In the days that followed, families of students dropped in to offer encouragement and brought treats to brighten everyone’s day, he added. “A million little things by one and all to help us all get through the loss.”

From counseling to financial planning, members of the community have also offered their individual expertise to the family affected. A family with an extra vehicle has even given Landreth a car to use until she is able to get a replacement vehicle, Miller said.

Asheville Middle School, where Landreth works, has coordinated a meal train with Asheville Catholic School and with assistance from their fellow parishioners at St. Barnabas Church in Arden, who are making desserts for the family.

“All three of the boys were altar servers – the oldest still is,” said Father Adrian Porras, pastor of St. Barnabas Church. “It’s a big loss for our community, and it’s felt when we celebrate Mass.”

Parishioners have reached out in many ways to Landreth, who is also active in the parish, he said. When things settle down, the parish will be there to continue providing support, he said.

As the Asheville Catholic School community moves forward, Miller said, students are already making plans to remember their classmate, William.

The robotics team, as part of this year’s competition, has plans to construct a rain garden in his honor, Miller said.

There has also been a donation set up for a drama scholarship at the school in his name.

Through the outcry of love and support, Miller said what is needed now most is prayer. He asks that everyone continue to pray for healing.

— Kimberly Bender, Online reporter

Concord community grieves loss of two teenagers

CONCORD — St. James the Greater Parish has been in mourning after a hit-and-run accident claimed the lives of Concord High School students Jessie Marroquin Avelino, 14, and Ricardo Solano, 15.

Concord police have charged driver Francisco Daniel Marin-Gonzalez, 21, with several counts including felony hit-and-run and felony death by motor vehicle, according to local news reports. Police said Gonzalez fled the scene after hitting and killing the teenagers the night of Sept. 30 as they crossed Concord Parkway North near Liske Avenue.
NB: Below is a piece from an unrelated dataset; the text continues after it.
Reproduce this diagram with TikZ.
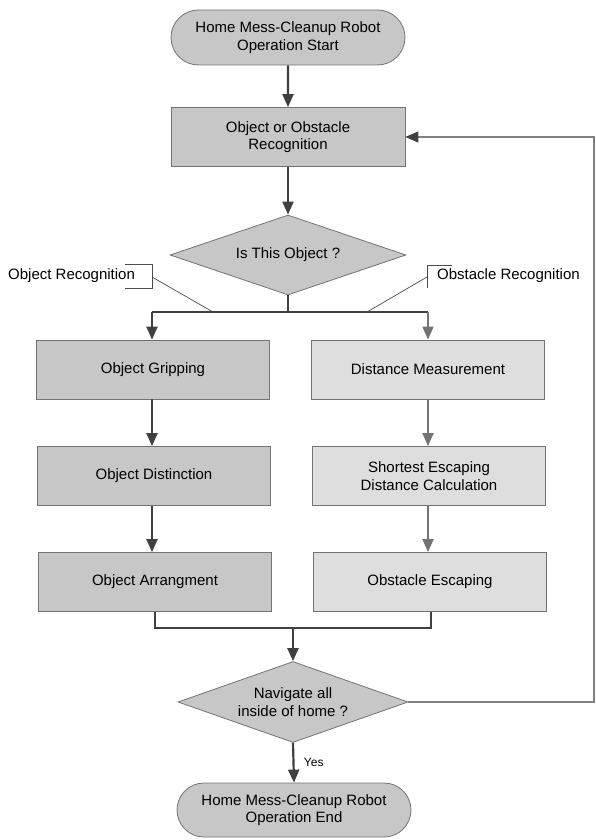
\documentclass[tikz,border=0pt]{standalone}
\usepackage{fontspec}
\setmainfont{Liberation Sans}
\usetikzlibrary{shapes.geometric,shapes.misc,arrows.meta}
\begin{document}
\begin{tikzpicture}[x=1pt,y=-1pt,
  font=\fontsize{15}{17.5}\selectfont,
  term/.style={rounded rectangle, draw=black!55, fill=black!22, line width=0.8pt,
    minimum width=234pt, minimum height=55pt, align=center, inner sep=0pt},
  procL/.style={rectangle, draw=black!55, fill=black!22, line width=0.8pt,
    minimum width=233pt, minimum height=59pt, align=center, inner sep=0pt},
  procR/.style={procL, fill=black!13},
  dec/.style={diamond, draw=black!55, fill=black!22, line width=0.8pt,
    aspect=3, align=center, inner sep=0pt},
  flow/.style={draw=black!75, line width=2.2pt, -{Triangle[width=11pt,length=13pt]}},
  flowlite/.style={draw=black!55, line width=1.8pt, -{Triangle[width=11pt,length=13pt]}},
  wire/.style={draw=black!75, line width=2.2pt},
  leader/.style={draw=black!70, line width=0.7pt},
  loopline/.style={draw=black!50, line width=1.2pt,
    -{Triangle[width=11pt,length=13pt,color=black!75]}},
  lbl/.style={inner sep=0pt, anchor=west}
]
\useasboundingbox (0,0) rectangle (596,840);

% nodes
\node[term] (start) at (288,37.5) {Home Mess-Cleanup Robot\\Operation Start};
\node[procL, minimum width=234pt] (rec) at (288,137) {Object or Obstacle\\Recognition};
\node[dec, minimum width=236pt, minimum height=80pt] (d1) at (288,255) {Is This Object ?};

\node[procL] (grip) at (153,369.5) {Object Gripping};
\node[procL] (dist) at (154,476) {Object Distinction};
\node[procL] (arr)  at (155,582) {Object Arrangment};

\node[procR] (meas) at (428,369.5) {Distance Measurement};
\node[procR] (calc) at (429,476) {Shortest Escaping\\Distance Calculation};
\node[procR] (esc)  at (430,582) {Obstacle Escaping};

\node[dec, minimum width=230pt, minimum height=81pt] (d2) at (293,702) {Navigate all\\inside of home ?};
\node[term, minimum height=54pt] (end) at (294,810) {Home Mess-Cleanup Robot\\Operation End};

% helper coordinates
\coordinate (br) at (288,312);
\coordinate (brL) at (152,312);
\coordinate (brR) at (428,312);
\coordinate (mg) at (293,628);
\coordinate (mgL) at (155,628);
\coordinate (mgR) at (431,628);
\coordinate (lpB) at (594,702);
\coordinate (lpT) at (594,137);

% main flow
\draw[flow] (start) -- (rec);
\draw[flow] (rec) -- (d1);
\draw[wire] (d1.south) -- (br);
\draw[wire] (brL) -- (brR);
\draw[flow] (brL) -- (grip.north -| brL);
\draw[flowlite] (brR) -- (meas.north -| brR);

\draw[flow] (grip.south -| brL) -- (dist.north -| brL);
\draw[flow] (dist.south -| brL) -- (arr.north -| brL);
\draw[flowlite] (meas.south -| brR) -- (calc.north -| brR);
\draw[flowlite] (calc.south -| brR) -- (esc.north -| brR);

\draw[wire] (arr.south -| mgL) -- (mgL) -- (mgR) -- (esc.south -| mgR);
\draw[flow] (mg) -- (d2.north);
\draw[flow] (d2.south) -- node[right=6pt, font=\fontsize{12}{14}\selectfont] {Yes} (end.north);

% loop back
\draw[loopline] (d2.east) -- (lpB) -- (lpT) -- (rec.east);

% callout labels
\node[lbl] (objrec) at (8,276) {Object Recognition};
\draw[leader] (125,264) -- (152,264) -- (152,288) -- (125,288);
\draw[leader] (152,277) -- (213,312);

\node[lbl] (obsrec) at (437,276) {Obstacle Recognition};
\draw[leader] (452,265) -- (427,265) -- (427,288);
\draw[leader] (427,277) -- (367,312);
\end{tikzpicture}
\end{document}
He remains in the Cabarrus County jail under a $1 million secured bond.

Church members grieved for the youths’ deaths during a funeral held Oct. 5 at St. James Church.

In his homily, Redemptorist Father Fabio de Jesus Maron Morales, said, “Ricardo and Jessie: those sons, those brothers, those friends are now in the hands of God. In those hands that have created them and also created us, in those hands in which one day when our pilgrimage on this earth is over, we will also be. There, we will all together be able to enjoy the presence of God.

“These young boys are now with God. So now we have to accompany them with our prayers and remembrance, united with Jesus Christ who died and rose again for us. This departure, aside from the hurt that it causes to the broken heart, will make us think of the joy in finding the presence of our Lord.”

He read from Wisdom 3:1-9: “The souls of the righteous are in the hand of God, and no torment shall touch them. They seemed, in the view of the foolish, to be dead; and their passing away was thought an affliction and their going forth from us, utter destruction. But they are in peace...”

In the wake of the sudden tragedy, counselors and crisis response team members were on hand at Concord High School when students returned to school Oct. 2. Students wore white to honor their classmates, WBTV reported Oct. 2.

“I was speechless,” Leslie Moreno told WBTV. “I didn’t know what to do or say.”

Moreno, who was friends with Avelino, said she will miss him. “He was just so caring and kind,” she said.

The victims’ friend and recent Concord High graduate Yara Quezada started a fundraising campaign on YouCaring to collect funds to cover the families’ funeral costs. Earlier this week the campaign exceeded its goal of $6,000, raising a total of $6,766.

“The families are grieving and the last thing they should worry about is money. I hope that we will be able to come together in the midst of this tragedy to help out two young Spiders who were taken from us too young,” Quezada wrote.